Cuando tenemos fe en la presencia protectora y afectuosa de Dios, nuevas posibilidades, ideas y cualidades se van desplegando constantemente ante nosotros, haciendo que todo lo que hagamos, todo lugar que estemos y todo hogar, sea una actividad llena de alegría.
Sólo en el Amor divino —no en otras personas ni en nosotros— encontramos la fuente de la verdadera felicidad. El Salmista comprendió que “contigo está el manantial de la vida” (Salmo 36:9). Es nuestra labor enfocarnos mucho más en esta sola y única fuente, y no permitir que nadie ni nada nos distraiga de ella.
San Pablo explica: “Porque en él [Dios] vivimos, y nos movemos, y somos; … Porque linaje suyo somos” (Hechos 17:28).
¿Qué significa ser el linaje de Dios? Significa que todos tenemos el mismo Padre-Madre Dios y, por lo tanto, pertenecemos a la misma familia espiritual que lo abraza todo, en la cual nadie está sujeto a las limitantes clasificaciones de joven y viejo, hombres y mujeres, ricos y pobres, negros y blancos, religiosos y ateos, inválidos y saludables, inteligentes y estúpidos, y así sucesivamente. ¿Por qué no?
Porque el origen, la naturaleza espiritual de todos, es la suma de todas las buenas cualidades e ideas de Dios, las cuales se manifiestan constantemente por reflejo como la verdadera individualidad de cada uno de nosotros. La comprensión de que una sola Mente, Dios, nos gobierna a todos, elimina definitivamente todo el descontento que podamos tener con nosotros mismos y con los demás, y los absurdos argumentos que puedan surgir como resultado.

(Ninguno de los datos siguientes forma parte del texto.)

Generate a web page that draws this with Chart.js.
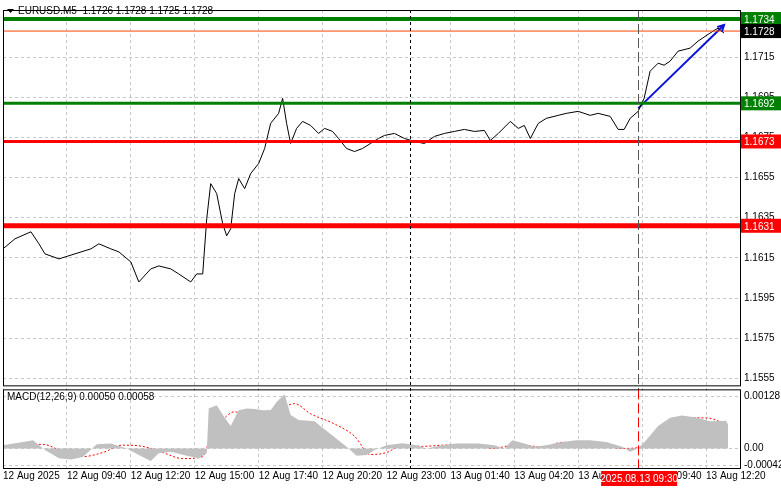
<!DOCTYPE html>
<html>
<head>
<meta charset="utf-8">
<script src="https://cdn.jsdelivr.net/npm/chart.js@4.4.0/dist/chart.umd.min.js"></script>
<style>
  html, body { margin: 0; padding: 0; background: #fff; }
  #wrap { width: 781px; height: 489px; position: relative; }
</style>
</head>
<body>
<div id="wrap"><canvas id="chart"></canvas></div>
<script>
// price path (bar index, close)
const priceBars = [0,6,14,18,21,28,36,44,48,54,58,64,68,74,78,84,88,94,97,100,102,104,107,110,112,114,116,118,121,124,128,131,134,138,140,142,144,147,150,154,158,161,165,168,172,176,180,184,188,191,196,201,206,211,216,221,226,231,236,241,244,248,254,258,261,264,268,272,278,282,288,294,298,304,308,311,314,318,321,324,328,331,334,338,344,348,354,358,361];
const priceValues = [1.16195,1.16245,1.1628,1.1622,1.1617,1.16145,1.1617,1.16195,1.1622,1.16195,1.1618,1.1613,1.1603,1.16095,1.1611,1.16095,1.1607,1.1603,1.1607,1.1607,1.16345,1.1652,1.1647,1.1632,1.1626,1.16295,1.1647,1.16545,1.16495,1.1657,1.1662,1.16695,1.1682,1.1687,1.16945,1.1682,1.1672,1.16795,1.1683,1.1681,1.1677,1.16795,1.1678,1.16745,1.16695,1.1668,1.16695,1.1672,1.16745,1.1676,1.1677,1.16745,1.1673,1.1672,1.16755,1.1677,1.1678,1.1679,1.1678,1.16785,1.16735,1.1677,1.1683,1.16795,1.1681,1.16745,1.1682,1.16845,1.1686,1.1687,1.1688,1.1686,1.1687,1.16855,1.1679,1.1679,1.16845,1.1688,1.16945,1.1708,1.1712,1.1711,1.1713,1.1718,1.17195,1.1723,1.1727,1.17295,1.1727];

// MACD histogram and signal
const histBars = [0,10,15,21,28,34,40,47,54,62,68,74,78,84,92,98,102,103,107,111,114,118,122,126,130,134,137,141,144,148,156,160,167,172,177,182,186,192,200,207,212,220,227,238,246,251,255,261,266,272,280,287,294,302,310,314,318,322,328,334,340,347,354,362,363];
const histValues = [0.00008,0.00016,0.0002,-0.00004,-0.00024,-0.00027,-0.00021,0.0001,0.00012,0,-0.00016,-0.00031,-0.00012,-0.00008,-0.00018,-0.00024,-0.00012,0.00098,0.00106,0.00075,0.00055,0.00094,0.00098,0.00097,0.00094,0.00094,0.00114,0.00133,0.00082,0.0007,0.00067,0.00051,0.00024,0.00004,-0.00018,-0.00016,-0.00004,0.00008,0.00013,0.00008,0,0.00008,0.00012,0.00012,0.00008,0,0.0002,0.00012,0.00004,0.00008,0.00016,0.0002,0.0002,0.00016,0.00004,-0.00008,0,0.0002,0.00055,0.00075,0.00081,0.00076,0.00067,0.00068,0.00059];
const signalBars = [0,10,20,30,40,50,60,70,80,90,100,104,110,116,122,130,138,146,154,166,176,184,192,200,210,220,235,245,258,270,280,295,310,318,330,340,352,362];
const signalValues = [0.00003,0.00008,0.0001,-0.00008,-0.0002,-0.0001,0.00008,0.00005,-0.0001,-0.00025,-0.0002,0.0003,0.0007,0.0009,0.0008,0.0009,0.00095,0.0011,0.00085,0.0006,0.0003,-0.00015,-0.0001,0.00008,0.00005,0.00008,0.00009,0,0.0001,0.00003,0.00015,0.00012,0,0.00002,0.00045,0.00075,0.00075,0.0006];

// levels drawn on the chart
const levelValues = [1.1734, 1.1728, 1.1692, 1.1673, 1.1631];
const levelColors = ['#008000', '#ff4500', '#008000', '#ff0000', '#ff0000'];
const levelWidths = [4, 1, 3, 3, 5];
const levelBoxColors = ['#008000', '#000000', '#008000', '#ff0000', '#ff0000'];
const arrowBars = [318, 361];
const arrowValues = [1.16895, 1.1731];
const vlineBars = [204, 318];

const xTickBars = [0,32,64,96,128,160,192,224,256,288,320,352];
const xTickLabels = ['12 Aug 2025','12 Aug 09:40','12 Aug 12:20','12 Aug 15:00','12 Aug 17:40','12 Aug 20:20','12 Aug 23:00','13 Aug 01:40','13 Aug 04:20','13 Aug 07:00','13 Aug 09:40','13 Aug 12:20'];
const priceTicks = [1.1715,1.1695,1.1675,1.1655,1.1635,1.1615,1.1595,1.1575,1.1555];
const macdTicks = [0.00128, 0, -0.00042];

const FONT = '10px "Liberation Sans", "DejaVu Sans", sans-serif';
const pts = (xs, ys) => xs.map((x, i) => ({ x: x, y: ys[i] }));

const datasets = [];
levelValues.forEach((v, i) => {
  datasets.push({
    data: [{ x: 0, y: v }, { x: 369, y: v }], yAxisID: 'y',
    borderColor: levelColors[i], borderWidth: levelWidths[i], pointRadius: 0
  });
});
datasets.push({ data: pts(priceBars, priceValues), yAxisID: 'y', borderColor: '#000', borderWidth: 1, pointRadius: 0, tension: 0 });
datasets.push({ data: pts(arrowBars, arrowValues), yAxisID: 'y', borderColor: '#0a14d8', borderWidth: 2, pointRadius: 0 });
datasets.push({ data: pts(histBars, histValues), yAxisID: 'y2', borderWidth: 0, pointRadius: 0, fill: 'origin', backgroundColor: '#c0c0c0' });
datasets.push({ data: pts(signalBars, signalValues), yAxisID: 'y2', borderColor: '#ff0000', borderWidth: 1, borderDash: [2, 2], pointRadius: 0, cubicInterpolationMode: 'monotone' });

const overlay = {
  id: 'overlay',
  afterDatasetsDraw(chart) {
    const ctx = chart.ctx, x = chart.scales.x, y = chart.scales.y, y2 = chart.scales.y2;
    const L = chart.chartArea.left, R = chart.chartArea.right;
    ctx.save();
    // vertical lines
    ctx.lineWidth = 1;
    ctx.strokeStyle = '#000'; ctx.setLineDash([3, 3]);
    let px = Math.round(x.getPixelForValue(vlineBars[0])) + 0.5;
    ctx.beginPath(); ctx.moveTo(px, y.top); ctx.lineTo(px, y2.bottom); ctx.stroke();
    px = Math.round(x.getPixelForValue(vlineBars[1])) + 0.5;
    ctx.strokeStyle = '#555'; ctx.setLineDash([10, 4]);
    ctx.beginPath(); ctx.moveTo(px, y.top); ctx.lineTo(px, y.bottom); ctx.stroke();
    ctx.strokeStyle = '#ff0000';
    ctx.beginPath(); ctx.moveTo(px, y2.top); ctx.lineTo(px, y2.bottom); ctx.stroke();
    ctx.setLineDash([]);
    // arrow head
    const ax0 = x.getPixelForValue(arrowBars[0]), ay0 = y.getPixelForValue(arrowValues[0]);
    const ax1 = x.getPixelForValue(arrowBars[1]), ay1 = y.getPixelForValue(arrowValues[1]);
    const ang = Math.atan2(ay1 - ay0, ax1 - ax0);
    ctx.strokeStyle = '#0a14d8'; ctx.lineWidth = 2;
    ctx.beginPath();
    ctx.moveTo(ax1 - 7 * Math.cos(ang - 0.5), ay1 - 7 * Math.sin(ang - 0.5));
    ctx.lineTo(ax1, ay1);
    ctx.lineTo(ax1 - 7 * Math.cos(ang + 0.5), ay1 - 7 * Math.sin(ang + 0.5));
    ctx.stroke();
    // panel frames
    ctx.strokeStyle = '#000'; ctx.lineWidth = 1;
    ctx.strokeRect(L + 0.5, y.top + 0.5, R - L, y.bottom - y.top - 4);
    ctx.strokeRect(L + 0.5, y2.top + 0.5, R - L, y2.bottom - y2.top);
    // price boxes
    ctx.font = FONT; ctx.textBaseline = 'middle'; ctx.textAlign = 'left';
    levelValues.forEach((v, i) => {
      const py = y.getPixelForValue(v);
      ctx.fillStyle = levelBoxColors[i];
      ctx.fillRect(R + 1, py - 7, 40, 14);
      ctx.fillStyle = '#fff';
      ctx.fillText(v.toFixed(4), R + 4, py + 1);
    });
    // titles
    ctx.fillStyle = '#000';
    ctx.beginPath(); ctx.moveTo(7, 9); ctx.lineTo(14, 9); ctx.lineTo(10.5, 13); ctx.fill();
    ctx.fillText('EURUSD.M5  1.1726 1.1728 1.1725 1.1728', 18, 11);
    ctx.fillText('MACD(12,26,9) 0.00050 0.00058', 7, y2.top + 8);
    // cursor time label
    const tx = x.getPixelForValue(vlineBars[1]);
    ctx.fillStyle = '#ff0000';
    ctx.fillRect(tx - 37, y2.bottom + 3, 76, 15);
    ctx.fillStyle = '#fff'; ctx.textAlign = 'center';
    ctx.fillText('2025.08.13 09:30', tx + 1, y2.bottom + 11);
    ctx.restore();
  }
};

const gridStyle = { color: '#c8c8c8', drawTicks: false };
const borderStyle = { display: false, dash: [3, 3] };

new Chart(document.getElementById('chart'), {
  type: 'line',
  data: { datasets: datasets },
  plugins: [overlay],
  options: {
    responsive: true, maintainAspectRatio: false, animation: false,
    layout: { padding: { left: 3, top: 7, right: 0, bottom: 0 } },
    plugins: { legend: { display: false }, tooltip: { enabled: false } },
    scales: {
      x: {
        type: 'linear', min: 0, max: 369,
        afterBuildTicks: s => { s.ticks = xTickBars.map(v => ({ value: v })); },
        afterFit: s => { s.height = 21; },
        ticks: { font: { size: 10, family: '"Liberation Sans", sans-serif' }, color: '#000', maxRotation: 0, align: 'start', padding: 2,
          callback: v => xTickLabels[xTickBars.indexOf(v)] },
        grid: gridStyle,
        border: borderStyle
      },
      y: {
        type: 'linear', position: 'right', stack: 'panes', stackWeight: 381,
        min: 1.15495, max: 1.17385,
        afterBuildTicks: s => { s.ticks = priceTicks.map(v => ({ value: v })); },
        afterFit: s => { s.width = 41; },
        ticks: { font: { size: 10, family: '"Liberation Sans", sans-serif' }, color: '#000', padding: 4, callback: v => v.toFixed(4) },
        grid: gridStyle,
        border: borderStyle
      },
      y2: {
        type: 'linear', position: 'right', stack: 'panes', stackWeight: 79,
        min: -0.00048, max: 0.00145, offset: false,
        afterBuildTicks: s => { s.ticks = macdTicks.map(v => ({ value: v })); },
        afterFit: s => { s.width = 41; },
        ticks: { font: { size: 10, family: '"Liberation Sans", sans-serif' }, color: '#000', padding: 4,
          callback: v => v === 0 ? '0.00' : v.toFixed(5) },
        grid: gridStyle,
        border: borderStyle
      }
    }
  }
});
</script>
</body>
</html>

A medida que continuemos afirmando calladamente nuestro origen espiritual —recordando que nuestro ser completo y presente es un reflejo de Dios y nos aferremos a él— podremos sentir el único Amor divino que lo rodea todo, brindándonos bienestar, seguridad y satisfacción. Entonces estaremos verdaderamente en casa, “en nuestro hogar”.